Colorado has a marijuana legalization initiative on the ballot, which would make recreational pot possession and smoking permissible. A major Yes on Amendment 64 effort has been underway, based more on the possible revenue boon than the libertarian right to toke (a large portion of the pot tax would be earmarked for school funding).
The pro-pot campaign is evident all over Denver, but not at Purple Haze, a longtime downtown head shop. Owner Chris Hale has turned down several requests to hang flyers or otherwise help to mobilize the stoner vote.
"We're a tobacco shop," said Hale. "Everything we sell is for the smoking of tobacco."
That includes rows and rows of elaborate glass and clay waterpipes (as sign reminds customers, "There is no B in Waterpipe"), tiny glass one-hitters and a selection of fake soda cans billed as places to hide one's valuables. The shop's motto: Keep your DAZE filled with HAZE.
"I just personally don't want to participate" in the pro-pot campaign, Hale said.
He did vote for the constitutional amendment on his early ballot.

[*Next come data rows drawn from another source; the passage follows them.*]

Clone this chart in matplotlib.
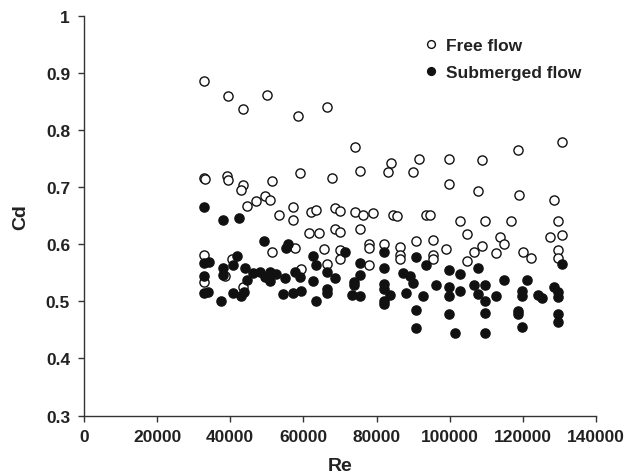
import matplotlib
matplotlib.use("Agg")
import matplotlib.pyplot as plt

plt.rcParams['font.family'] = ['Liberation Sans', 'DejaVu Sans']
plt.rcParams['font.weight'] = 'bold'

free_re = [32800, 39500, 43500, 50000, 58600, 66500, 74100, 118800, 130700,
           32800, 33000, 39000, 39500, 43600, 42900, 51300, 59200, 44700, 47000,
           49500, 50800, 53200, 57200, 57200, 62100, 63500, 61400, 64200, 65500,
           51300, 57700, 32800, 40400, 32800, 38600, 43400, 59400, 66500, 67900,
           75600, 83900, 83000, 89900, 91700, 99800, 99800, 68700, 70100, 74000,
           76400, 78900, 84600, 85500, 93500, 94600, 68700, 70100, 75600, 70100,
           70100, 78000, 78000, 78000, 82100, 86500, 86500, 86500, 90700, 95400,
           95400, 95400, 99100, 108800, 107700, 118900, 128500, 102800, 109700,
           116800, 129600, 104800, 113800, 114800, 108800, 106700, 104800, 112700,
           120000, 122100, 127500, 130700, 129600, 129600]
free_cd = [0.886, 0.860, 0.837, 0.862, 0.825, 0.840, 0.770, 0.766, 0.779,
           0.716, 0.714, 0.720, 0.713, 0.704, 0.695, 0.711, 0.725, 0.667, 0.676,
           0.685, 0.677, 0.651, 0.665, 0.643, 0.656, 0.660, 0.620, 0.620, 0.592,
           0.587, 0.593, 0.582, 0.575, 0.534, 0.544, 0.525, 0.557, 0.566, 0.717,
           0.729, 0.743, 0.726, 0.726, 0.750, 0.749, 0.705, 0.663, 0.659, 0.657,
           0.651, 0.654, 0.651, 0.649, 0.652, 0.651, 0.627, 0.622, 0.627, 0.590,
           0.575, 0.600, 0.593, 0.564, 0.601, 0.595, 0.582, 0.575, 0.605, 0.608,
           0.582, 0.575, 0.591, 0.748, 0.693, 0.687, 0.678, 0.641, 0.641,
           0.641, 0.641, 0.618, 0.612, 0.600, 0.597, 0.586, 0.570, 0.584,
           0.587, 0.576, 0.612, 0.617, 0.590, 0.576]

sub_re = [32800, 38000, 42300, 49300, 55900, 55200, 32800, 34300, 41800, 40700,
          38000, 38000, 44000, 32800, 44600, 46300, 48100, 49500, 50800, 50800,
          52600, 55000, 57700, 59100, 62700, 63500, 62700, 32800, 34000, 37500,
          40700, 42900, 43800, 54400, 57200, 59300, 63500, 71500, 75600, 75600,
          73900, 73900, 68700, 66500, 66500, 66500, 73200, 75600, 82100, 82100,
          82100, 82100, 83700, 82100, 82100, 87300, 89200, 89900, 88100, 90700,
          93400, 90700, 90700, 92600, 96300, 99900, 99900, 99900, 99900, 101500,
          102800, 107700, 102800, 106700, 107700, 109700, 109700, 109700, 109700,
          112700, 114800, 119900, 119900, 121100, 118800, 118800, 119900, 124100,
          125300, 128500, 129600, 129600, 129600, 129600, 130700]
sub_cd = [0.665, 0.642, 0.646, 0.605, 0.601, 0.593, 0.568, 0.569, 0.579, 0.564,
          0.559, 0.546, 0.559, 0.545, 0.538, 0.549, 0.552, 0.542, 0.552, 0.536,
          0.548, 0.541, 0.551, 0.542, 0.580, 0.563, 0.535, 0.514, 0.517, 0.500,
          0.515, 0.510, 0.517, 0.513, 0.515, 0.519, 0.500, 0.587, 0.567, 0.546,
          0.534, 0.528, 0.541, 0.551, 0.522, 0.515, 0.511, 0.510, 0.586, 0.559,
          0.531, 0.522, 0.512, 0.501, 0.496, 0.550, 0.544, 0.532, 0.515, 0.578,
          0.564, 0.485, 0.453, 0.510, 0.529, 0.555, 0.525, 0.510, 0.477, 0.445,
          0.548, 0.558, 0.518, 0.528, 0.513, 0.528, 0.500, 0.479, 0.444,
          0.510, 0.537, 0.519, 0.510, 0.537, 0.483, 0.477, 0.455, 0.512,
          0.506, 0.526, 0.517, 0.508, 0.478, 0.463, 0.565]

x_ticks = [0, 20000, 40000, 60000, 80000, 100000, 120000, 140000]
x_labels = ['0', '20000', '40000', '60000', '80000', '100000', '120000', '140000']
y_ticks = [0.3, 0.4, 0.5, 0.6, 0.7, 0.8, 0.9, 1.0]
y_labels = ['0.3', '0.4', '0.5', '0.6', '0.7', '0.8', '0.9', '1']

fig = plt.figure(figsize=(6.3, 4.77), dpi=100)
ax = fig.add_axes([0.1333, 0.1268, 0.8127, 0.8376])

ax.plot(free_re, free_cd, 'o', ms=6.6, mfc='white', mec='#111111', mew=1.0,
        ls='none', label='Free flow')
ax.plot(sub_re, sub_cd, 'o', ms=6.6, mfc='#111111', mec='#111111', mew=1.0,
        ls='none', label='Submerged flow')

ax.set_xlim(0, 140000)
ax.set_ylim(0.3, 1.0)
ax.set_xticks(x_ticks)
ax.set_xticklabels(x_labels)
ax.set_yticks(y_ticks)
ax.set_yticklabels(y_labels)

for s in ['top', 'right']:
    ax.spines[s].set_visible(False)
for s in ['left', 'bottom']:
    ax.spines[s].set_color('#333333')
    ax.spines[s].set_linewidth(1.0)

ax.tick_params(axis='both', direction='out', length=4, width=1.0,
               color='#333333', labelsize=12.5, labelcolor='#222222', pad=6)
for lab in ax.get_xticklabels() + ax.get_yticklabels():
    lab.set_fontweight('bold')

ax.set_xlabel('Re', fontsize=14, fontweight='bold', color='#222222', labelpad=9)
ax.set_ylabel('Cd', fontsize=14, fontweight='bold', color='#222222', labelpad=12)

leg = ax.legend(loc='upper left', bbox_to_anchor=(0.63, 0.985), frameon=False,
                prop={'size': 12.5, 'weight': 'bold'}, markerscale=0.85,
                handletextpad=0.4, handlelength=1.0, labelspacing=0.72)
for t in leg.get_texts():
    t.set_color('#222222')

fig.savefig('out.png', dpi=100)
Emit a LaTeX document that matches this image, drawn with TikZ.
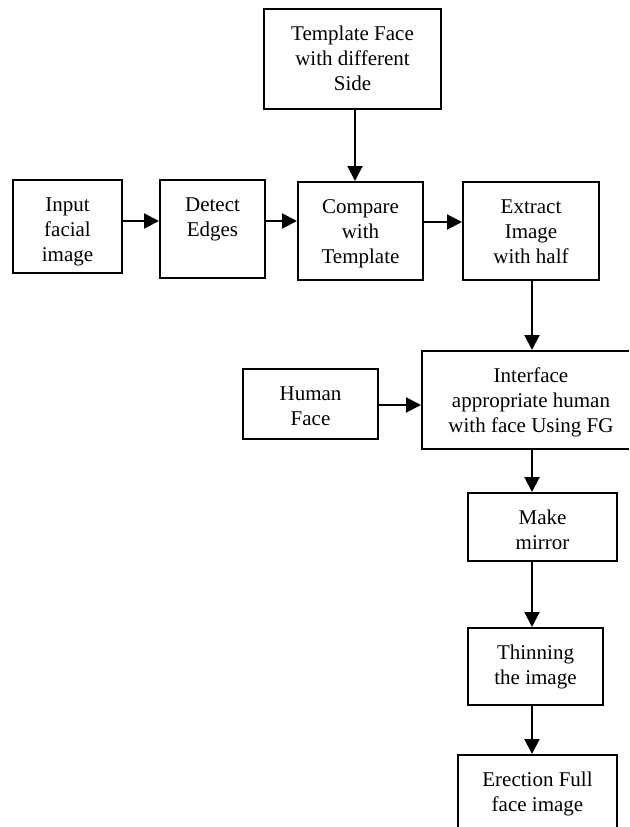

But after 18 years of keeping a low retail profile, he's not ready for the white light of a public campaign (now black light, that might suit the pony-tailed vendor perfectly).
And he's not sure a wide open pot scene would be an improvement over the comfortable wink-wink business model he's perfected in two decades.
"I don't know, is there going to be a lot more scrutiny," he wonders. "Are the Feds going to take a greater role? I kind of like things the way they are now."